Tag & Nacht

Am 15. August 1944 stürmten über 100.000 alliierte Soldaten – Amerikaner, Kanadier und Briten – die Strände des Var. Dies ebnete den Weg für die „Armée B“, eine Truppe von mehr als 250.000 Soldaten, die zum Großteil aus den französischen Kolonien in Afrika stammten. In weniger als zwei Wochen wurden Toulon und Marseille zurückerobert und von der deutschen Wehrmacht befreit – ein entscheidender Erfolg für die Befreiung Europas.

Doch was macht dieses Ereignis heute, 80 Jahre später, so besonders?

Die Antwort liegt in der Erinnerung und der Anerkennung. Die „Armée B“, geführt von General de Lattre de Tassigny, bestand zu einem großen Teil aus nordafrikanischen Soldaten und Kämpfern aus den französischen Kolonien. Fast 130.000 „muslimische“ Soldaten, wie sie damals bezeichnet wurden, stammten aus Algerien und Marokko, dazu kamen 12.000 Kolonialsoldaten, darunter senegalesische Schützen, pazifische „Marsouins“ und Truppen von den französischen Antillen. Diese Männer kämpften und starben für ein Frankreich, das sie oft nur als Kolonialmacht kannten.

In der Vergangenheit wurde dieser Beitrag oft übersehen – und genau hier setzt das diesjährige Gedenken an. Präsident Emmanuel Macron betonte bei der diesjährigen Zeremonie die Bedeutung dieser Soldaten und die Verpflichtung, ihr Opfer niemals zu vergessen. Es ist ein Moment des kollektiven Innehaltens – und vielleicht auch ein Aufruf, die Geschichte neu zu erzählen, um jene zu ehren, die in den Geschichtsbüchern oft nur als Randnotiz auftauchen.

Dass die diesjährige Gedenkfeier, die im kleinen Kreis stattfindet, von mehreren afrikanischen Staatsoberhäuptern besucht wird, zeigt die fortwährende Verbundenheit zwischen Frankreich und seinen ehemaligen Kolonien. Mit dabei sind unter anderem die Präsidenten von Kamerun, Togo, der Zentralafrikanischen Republik und die Premierminister der Komoren und Marokkos. Andere Länder wie Senegal und die Elfenbeinküste waren durch Minister vertreten, während einige Staaten, darunter Niger und Mali, auf eine Teilnahme verzichteten – ein Zeichen der komplexeren und angespannteren Beziehungen zu diesen Ländern.

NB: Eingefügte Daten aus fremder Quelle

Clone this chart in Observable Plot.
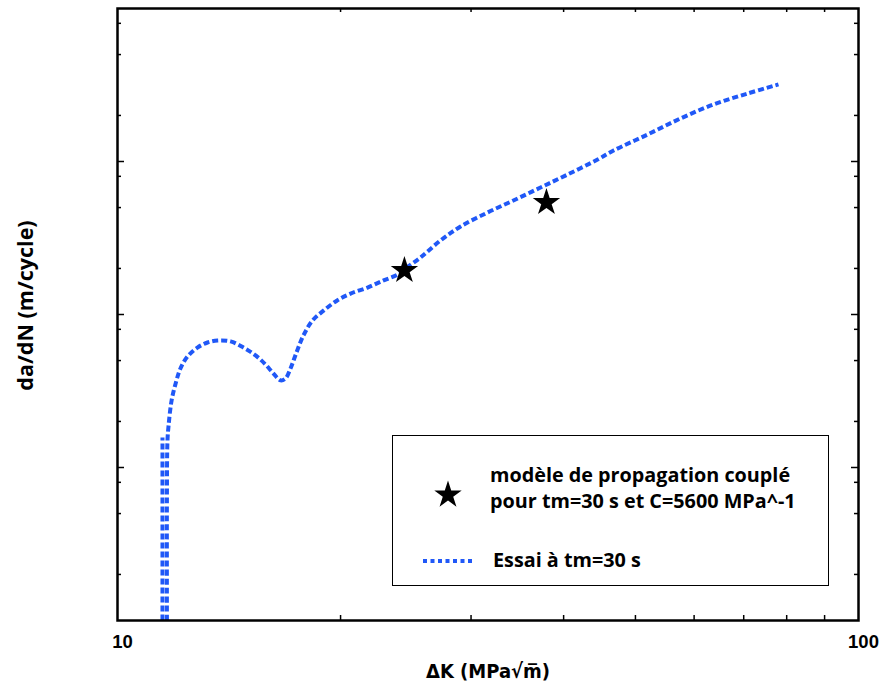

Nicht nur die Erinnerungen, sondern auch das Wetter machte das Gedenken in diesem Jahr außergewöhnlich. Ein starkes Unwetter zwang die Organisatoren, Teile des Programms abzusagen, darunter eine geplante Nachstellung des Landungsgeschehens in der Touloner Bucht. Stattdessen wurde der Fokus auf Worte gelegt – und diese Worte hallten nach.

Die Rolle der „Armée B“ und ihrer Soldaten aus den Kolonien wird dieses Jahr mehr als je zuvor gewürdigt. Es ist eine Erinnerung daran, dass der Weg zur Freiheit und zum Frieden oft von jenen geebnet wurde, deren Geschichten im Schatten standen. Manchmal dauert es 80 Jahre, bis diese Geschichten ganz im Licht der Öffentlichkeit stehen.

Die Feierlichkeiten enden mit einem symbolischen Mittagessen auf dem französischen Hubschrauberträger „Dixmude“, wo die anwesenden Staatsoberhäupter in kleiner Runde zusammenkommen. Doch viele Fragen, die dieses Gedenken aufwirft, sind noch lange nicht beantwortet. Wer wird in 20 Jahren bei der 100. Jahrestagsfeier der Landung in der Provence erinnern – und was wird erzählt werden?